Supplied material:

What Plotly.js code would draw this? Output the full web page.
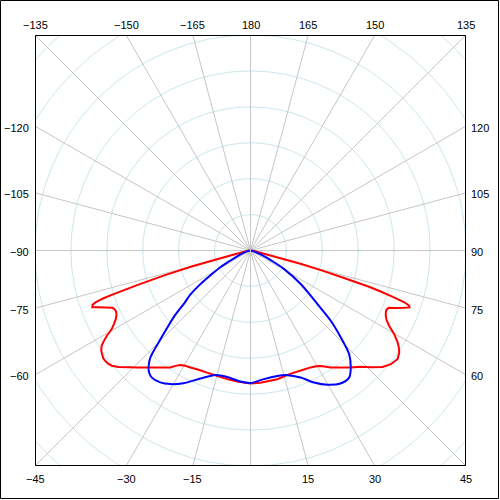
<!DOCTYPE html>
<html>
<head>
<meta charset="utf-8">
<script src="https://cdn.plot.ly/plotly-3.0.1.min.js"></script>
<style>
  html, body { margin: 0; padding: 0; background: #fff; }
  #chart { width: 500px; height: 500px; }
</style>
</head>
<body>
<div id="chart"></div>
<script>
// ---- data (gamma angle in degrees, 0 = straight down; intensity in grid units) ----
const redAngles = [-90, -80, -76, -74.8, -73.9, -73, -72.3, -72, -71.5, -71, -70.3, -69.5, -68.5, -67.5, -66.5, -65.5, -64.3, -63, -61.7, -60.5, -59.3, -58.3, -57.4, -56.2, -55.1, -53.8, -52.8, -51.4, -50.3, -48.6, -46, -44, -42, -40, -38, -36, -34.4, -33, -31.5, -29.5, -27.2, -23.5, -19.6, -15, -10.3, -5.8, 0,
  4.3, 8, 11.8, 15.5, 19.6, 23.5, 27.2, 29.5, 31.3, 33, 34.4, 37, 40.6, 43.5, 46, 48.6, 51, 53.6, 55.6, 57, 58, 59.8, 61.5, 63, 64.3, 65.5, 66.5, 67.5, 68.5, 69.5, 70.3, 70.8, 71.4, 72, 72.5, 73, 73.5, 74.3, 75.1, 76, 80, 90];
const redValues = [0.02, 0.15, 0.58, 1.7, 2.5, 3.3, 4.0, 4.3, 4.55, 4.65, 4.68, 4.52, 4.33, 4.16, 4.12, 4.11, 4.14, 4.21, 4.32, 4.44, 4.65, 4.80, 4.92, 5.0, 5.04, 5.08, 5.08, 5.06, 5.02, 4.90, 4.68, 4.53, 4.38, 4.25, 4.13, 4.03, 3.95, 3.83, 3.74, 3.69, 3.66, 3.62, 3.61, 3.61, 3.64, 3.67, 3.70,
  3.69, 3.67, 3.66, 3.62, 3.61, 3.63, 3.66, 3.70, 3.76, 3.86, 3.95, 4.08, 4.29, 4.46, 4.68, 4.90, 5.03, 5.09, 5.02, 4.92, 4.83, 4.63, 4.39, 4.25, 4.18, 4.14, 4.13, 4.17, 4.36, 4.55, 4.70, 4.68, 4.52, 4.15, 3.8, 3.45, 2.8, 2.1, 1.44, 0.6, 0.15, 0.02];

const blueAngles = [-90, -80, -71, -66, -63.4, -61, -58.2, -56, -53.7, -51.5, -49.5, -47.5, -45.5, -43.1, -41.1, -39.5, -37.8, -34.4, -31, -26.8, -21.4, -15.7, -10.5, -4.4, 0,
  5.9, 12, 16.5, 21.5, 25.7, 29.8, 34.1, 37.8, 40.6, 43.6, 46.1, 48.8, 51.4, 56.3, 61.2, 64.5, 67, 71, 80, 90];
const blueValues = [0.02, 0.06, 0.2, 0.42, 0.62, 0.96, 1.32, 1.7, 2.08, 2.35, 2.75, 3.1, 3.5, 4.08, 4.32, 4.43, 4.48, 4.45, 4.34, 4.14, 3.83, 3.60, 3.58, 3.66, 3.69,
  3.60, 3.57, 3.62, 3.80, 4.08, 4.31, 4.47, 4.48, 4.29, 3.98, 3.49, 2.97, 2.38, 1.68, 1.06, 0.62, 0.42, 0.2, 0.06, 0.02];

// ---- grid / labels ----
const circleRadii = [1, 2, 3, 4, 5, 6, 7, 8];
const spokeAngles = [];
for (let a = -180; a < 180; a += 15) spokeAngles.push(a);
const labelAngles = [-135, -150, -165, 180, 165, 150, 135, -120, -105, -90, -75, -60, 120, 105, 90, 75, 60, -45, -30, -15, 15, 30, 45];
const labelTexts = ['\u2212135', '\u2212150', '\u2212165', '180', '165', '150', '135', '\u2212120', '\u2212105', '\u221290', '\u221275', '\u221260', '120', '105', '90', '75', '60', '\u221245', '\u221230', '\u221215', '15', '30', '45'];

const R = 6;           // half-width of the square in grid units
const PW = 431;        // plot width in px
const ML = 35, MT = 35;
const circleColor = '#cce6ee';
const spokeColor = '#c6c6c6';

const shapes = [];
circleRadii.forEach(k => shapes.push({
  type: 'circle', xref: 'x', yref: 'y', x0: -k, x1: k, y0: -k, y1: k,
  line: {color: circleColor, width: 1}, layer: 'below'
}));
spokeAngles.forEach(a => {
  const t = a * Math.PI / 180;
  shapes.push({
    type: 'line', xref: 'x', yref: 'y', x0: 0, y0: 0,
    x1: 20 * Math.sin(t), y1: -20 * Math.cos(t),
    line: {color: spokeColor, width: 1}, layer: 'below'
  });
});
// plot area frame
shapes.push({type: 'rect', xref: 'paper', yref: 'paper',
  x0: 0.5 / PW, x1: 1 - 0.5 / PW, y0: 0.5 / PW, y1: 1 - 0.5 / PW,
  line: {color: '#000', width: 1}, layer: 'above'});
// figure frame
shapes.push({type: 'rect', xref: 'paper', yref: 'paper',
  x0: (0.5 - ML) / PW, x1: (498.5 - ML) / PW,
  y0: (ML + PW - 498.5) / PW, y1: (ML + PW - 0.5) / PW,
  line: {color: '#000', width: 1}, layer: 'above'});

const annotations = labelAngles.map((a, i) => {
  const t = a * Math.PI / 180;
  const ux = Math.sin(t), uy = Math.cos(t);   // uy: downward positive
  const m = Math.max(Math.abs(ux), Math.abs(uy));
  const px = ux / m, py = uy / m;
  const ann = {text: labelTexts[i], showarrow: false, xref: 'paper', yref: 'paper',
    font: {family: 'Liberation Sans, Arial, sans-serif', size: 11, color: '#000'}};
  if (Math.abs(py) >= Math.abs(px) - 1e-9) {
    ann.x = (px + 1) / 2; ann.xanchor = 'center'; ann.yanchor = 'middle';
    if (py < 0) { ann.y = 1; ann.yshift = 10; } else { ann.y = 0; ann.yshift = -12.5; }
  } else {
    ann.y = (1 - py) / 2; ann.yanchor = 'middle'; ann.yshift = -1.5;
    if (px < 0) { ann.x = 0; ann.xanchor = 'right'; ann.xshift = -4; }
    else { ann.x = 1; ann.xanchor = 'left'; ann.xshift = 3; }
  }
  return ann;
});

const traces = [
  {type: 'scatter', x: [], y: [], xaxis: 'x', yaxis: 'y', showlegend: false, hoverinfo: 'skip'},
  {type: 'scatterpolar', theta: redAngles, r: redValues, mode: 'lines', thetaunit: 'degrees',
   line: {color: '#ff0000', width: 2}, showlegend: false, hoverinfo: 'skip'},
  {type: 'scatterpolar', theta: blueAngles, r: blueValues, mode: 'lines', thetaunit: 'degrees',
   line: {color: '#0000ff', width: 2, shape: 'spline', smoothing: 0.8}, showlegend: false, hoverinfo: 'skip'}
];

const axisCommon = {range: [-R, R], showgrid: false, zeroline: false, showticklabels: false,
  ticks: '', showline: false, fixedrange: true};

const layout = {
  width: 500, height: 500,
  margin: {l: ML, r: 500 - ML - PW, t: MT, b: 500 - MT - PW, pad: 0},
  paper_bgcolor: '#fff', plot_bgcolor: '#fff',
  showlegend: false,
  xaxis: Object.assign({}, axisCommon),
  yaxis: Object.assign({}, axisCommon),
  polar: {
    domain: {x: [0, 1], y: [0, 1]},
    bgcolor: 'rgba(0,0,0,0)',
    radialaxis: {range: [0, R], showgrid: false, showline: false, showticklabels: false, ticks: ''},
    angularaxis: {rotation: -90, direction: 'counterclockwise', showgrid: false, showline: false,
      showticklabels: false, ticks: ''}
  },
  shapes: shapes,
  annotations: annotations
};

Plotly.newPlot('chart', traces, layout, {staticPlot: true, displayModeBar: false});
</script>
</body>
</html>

Prompt:
Give an exact copy of the material, leaving out every picture.

Solved problem:
What Plotly.js code would draw this? Output the full web page.
<!DOCTYPE html>
<html>
<head>
<meta charset="utf-8">
<script src="https://cdn.plot.ly/plotly-3.0.1.min.js"></script>
<style>
  html, body { margin: 0; padding: 0; background: #fff; }
  #chart { width: 500px; height: 500px; }
</style>
</head>
<body>
<div id="chart"></div>
<script>
// ---- data (gamma angle in degrees, 0 = straight down; intensity in grid units) ----
const redAngles = [-90, -80, -76, -74.8, -73.9, -73, -72.3, -72, -71.5, -71, -70.3, -69.5, -68.5, -67.5, -66.5, -65.5, -64.3, -63, -61.7, -60.5, -59.3, -58.3, -57.4, -56.2, -55.1, -53.8, -52.8, -51.4, -50.3, -48.6, -46, -44, -42, -40, -38, -36, -34.4, -33, -31.5, -29.5, -27.2, -23.5, -19.6, -15, -10.3, -5.8, 0,
  4.3, 8, 11.8, 15.5, 19.6, 23.5, 27.2, 29.5, 31.3, 33, 34.4, 37, 40.6, 43.5, 46, 48.6, 51, 53.6, 55.6, 57, 58, 59.8, 61.5, 63, 64.3, 65.5, 66.5, 67.5, 68.5, 69.5, 70.3, 70.8, 71.4, 72, 72.5, 73, 73.5, 74.3, 75.1, 76, 80, 90];
const redValues = [0.02, 0.15, 0.58, 1.7, 2.5, 3.3, 4.0, 4.3, 4.55, 4.65, 4.68, 4.52, 4.33, 4.16, 4.12, 4.11, 4.14, 4.21, 4.32, 4.44, 4.65, 4.80, 4.92, 5.0, 5.04, 5.08, 5.08, 5.06, 5.02, 4.90, 4.68, 4.53, 4.38, 4.25, 4.13, 4.03, 3.95, 3.83, 3.74, 3.69, 3.66, 3.62, 3.61, 3.61, 3.64, 3.67, 3.70,
  3.69, 3.67, 3.66, 3.62, 3.61, 3.63, 3.66, 3.70, 3.76, 3.86, 3.95, 4.08, 4.29, 4.46, 4.68, 4.90, 5.03, 5.09, 5.02, 4.92, 4.83, 4.63, 4.39, 4.25, 4.18, 4.14, 4.13, 4.17, 4.36, 4.55, 4.70, 4.68, 4.52, 4.15, 3.8, 3.45, 2.8, 2.1, 1.44, 0.6, 0.15, 0.02];

const blueAngles = [-90, -80, -71, -66, -63.4, -61, -58.2, -56, -53.7, -51.5, -49.5, -47.5, -45.5, -43.1, -41.1, -39.5, -37.8, -34.4, -31, -26.8, -21.4, -15.7, -10.5, -4.4, 0,
  5.9, 12, 16.5, 21.5, 25.7, 29.8, 34.1, 37.8, 40.6, 43.6, 46.1, 48.8, 51.4, 56.3, 61.2, 64.5, 67, 71, 80, 90];
const blueValues = [0.02, 0.06, 0.2, 0.42, 0.62, 0.96, 1.32, 1.7, 2.08, 2.35, 2.75, 3.1, 3.5, 4.08, 4.32, 4.43, 4.48, 4.45, 4.34, 4.14, 3.83, 3.60, 3.58, 3.66, 3.69,
  3.60, 3.57, 3.62, 3.80, 4.08, 4.31, 4.47, 4.48, 4.29, 3.98, 3.49, 2.97, 2.38, 1.68, 1.06, 0.62, 0.42, 0.2, 0.06, 0.02];

// ---- grid / labels ----
const circleRadii = [1, 2, 3, 4, 5, 6, 7, 8];
const spokeAngles = [];
for (let a = -180; a < 180; a += 15) spokeAngles.push(a);
const labelAngles = [-135, -150, -165, 180, 165, 150, 135, -120, -105, -90, -75, -60, 120, 105, 90, 75, 60, -45, -30, -15, 15, 30, 45];
const labelTexts = ['\u2212135', '\u2212150', '\u2212165', '180', '165', '150', '135', '\u2212120', '\u2212105', '\u221290', '\u221275', '\u221260', '120', '105', '90', '75', '60', '\u221245', '\u221230', '\u221215', '15', '30', '45'];

const R = 6;           // half-width of the square in grid units
const PW = 431;        // plot width in px
const ML = 35, MT = 35;
const circleColor = '#cce6ee';
const spokeColor = '#c6c6c6';

const shapes = [];
circleRadii.forEach(k => shapes.push({
  type: 'circle', xref: 'x', yref: 'y', x0: -k, x1: k, y0: -k, y1: k,
  line: {color: circleColor, width: 1}, layer: 'below'
}));
spokeAngles.forEach(a => {
  const t = a * Math.PI / 180;
  shapes.push({
    type: 'line', xref: 'x', yref: 'y', x0: 0, y0: 0,
    x1: 20 * Math.sin(t), y1: -20 * Math.cos(t),
    line: {color: spokeColor, width: 1}, layer: 'below'
  });
});
// plot area frame
shapes.push({type: 'rect', xref: 'paper', yref: 'paper',
  x0: 0.5 / PW, x1: 1 - 0.5 / PW, y0: 0.5 / PW, y1: 1 - 0.5 / PW,
  line: {color: '#000', width: 1}, layer: 'above'});
// figure frame
shapes.push({type: 'rect', xref: 'paper', yref: 'paper',
  x0: (0.5 - ML) / PW, x1: (498.5 - ML) / PW,
  y0: (ML + PW - 498.5) / PW, y1: (ML + PW - 0.5) / PW,
  line: {color: '#000', width: 1}, layer: 'above'});

const annotations = labelAngles.map((a, i) => {
  const t = a * Math.PI / 180;
  const ux = Math.sin(t), uy = Math.cos(t);   // uy: downward positive
  const m = Math.max(Math.abs(ux), Math.abs(uy));
  const px = ux / m, py = uy / m;
  const ann = {text: labelTexts[i], showarrow: false, xref: 'paper', yref: 'paper',
    font: {family: 'Liberation Sans, Arial, sans-serif', size: 11, color: '#000'}};
  if (Math.abs(py) >= Math.abs(px) - 1e-9) {
    ann.x = (px + 1) / 2; ann.xanchor = 'center'; ann.yanchor = 'middle';
    if (py < 0) { ann.y = 1; ann.yshift = 10; } else { ann.y = 0; ann.yshift = -12.5; }
  } else {
    ann.y = (1 - py) / 2; ann.yanchor = 'middle'; ann.yshift = -1.5;
    if (px < 0) { ann.x = 0; ann.xanchor = 'right'; ann.xshift = -4; }
    else { ann.x = 1; ann.xanchor = 'left'; ann.xshift = 3; }
  }
  return ann;
});

const traces = [
  {type: 'scatter', x: [], y: [], xaxis: 'x', yaxis: 'y', showlegend: false, hoverinfo: 'skip'},
  {type: 'scatterpolar', theta: redAngles, r: redValues, mode: 'lines', thetaunit: 'degrees',
   line: {color: '#ff0000', width: 2}, showlegend: false, hoverinfo: 'skip'},
  {type: 'scatterpolar', theta: blueAngles, r: blueValues, mode: 'lines', thetaunit: 'degrees',
   line: {color: '#0000ff', width: 2, shape: 'spline', smoothing: 0.8}, showlegend: false, hoverinfo: 'skip'}
];

const axisCommon = {range: [-R, R], showgrid: false, zeroline: false, showticklabels: false,
  ticks: '', showline: false, fixedrange: true};

const layout = {
  width: 500, height: 500,
  margin: {l: ML, r: 500 - ML - PW, t: MT, b: 500 - MT - PW, pad: 0},
  paper_bgcolor: '#fff', plot_bgcolor: '#fff',
  showlegend: false,
  xaxis: Object.assign({}, axisCommon),
  yaxis: Object.assign({}, axisCommon),
  polar: {
    domain: {x: [0, 1], y: [0, 1]},
    bgcolor: 'rgba(0,0,0,0)',
    radialaxis: {range: [0, R], showgrid: false, showline: false, showticklabels: false, ticks: ''},
    angularaxis: {rotation: -90, direction: 'counterclockwise', showgrid: false, showline: false,
      showticklabels: false, ticks: ''}
  },
  shapes: shapes,
  annotations: annotations
};

Plotly.newPlot('chart', traces, layout, {staticPlot: true, displayModeBar: false});
</script>
</body>
</html>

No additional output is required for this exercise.